Things will stay the same

04 January 2019 | Columns

The long-awaited new curriculum for the NSSCO students in Namibia will be implemented this year.

The grade 10s of 2019 will be the first to follow the two-year study plan and can attend university if they are not interested in following the Namibia Secondary School Certificate Advanced Subsidiary. In a frank interview with Namibian Sun, Nust's vice-chancellor, Dr Tjama Tjivikua, said he did not expect much to change.

We stand with him.

Of concern is the quality of teaching. Physics and chemistry are now separate subjects and maths can only be taken on the extended and no longer the core level.

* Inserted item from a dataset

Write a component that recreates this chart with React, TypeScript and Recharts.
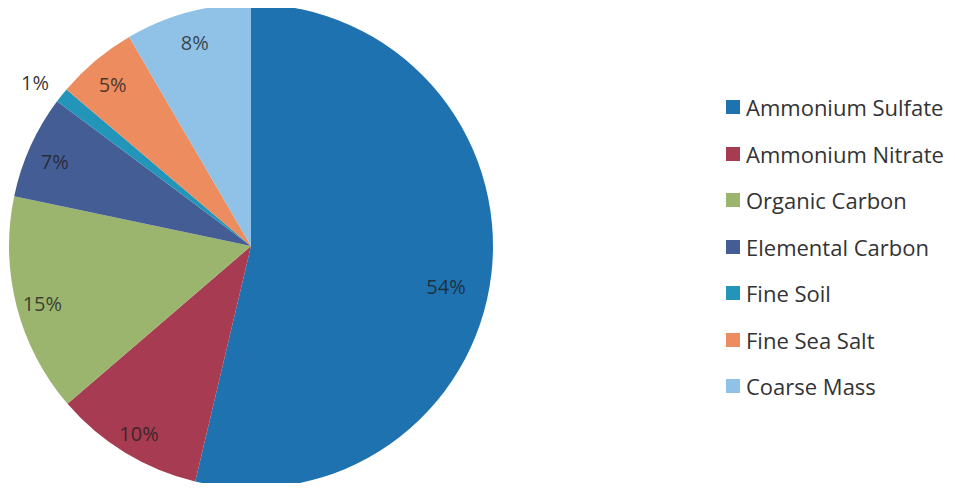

Textbooks for the new study plans have been ordered but not yet delivered.

Regarding the dismal performance of the 2018 grade 10s, Tjivikua said, “The picture is no different to that which we are used to. It is a nightmare and every year it is the same. There is no marked improvement in the output.”

He is correct that both English and maths remain the primary challenge for our learners. This is an inherent flaw in the system which starts at primary school level.

Teachers themselves are not fluent in English as a home or first language and mathematics is, just well, mathematics. A high level of skill is needed to teach and pass the subject and, not all children are born with an understanding of calculus, algebra and geometry.

As Tjivikua said: “We are not necessarily going to get more or better students.”

While we understand the necessity of creating an opportunity for local learners to study internationally, we do not see that the critical foundations have been laid in this regard to truly bring about a change in the pass rate for both ordinary and advanced learners.

In fact, if predictions by those in the know hold, we will see maths being the major stumbling block for our pass rates and a shortage of knowledgeable teachers the other.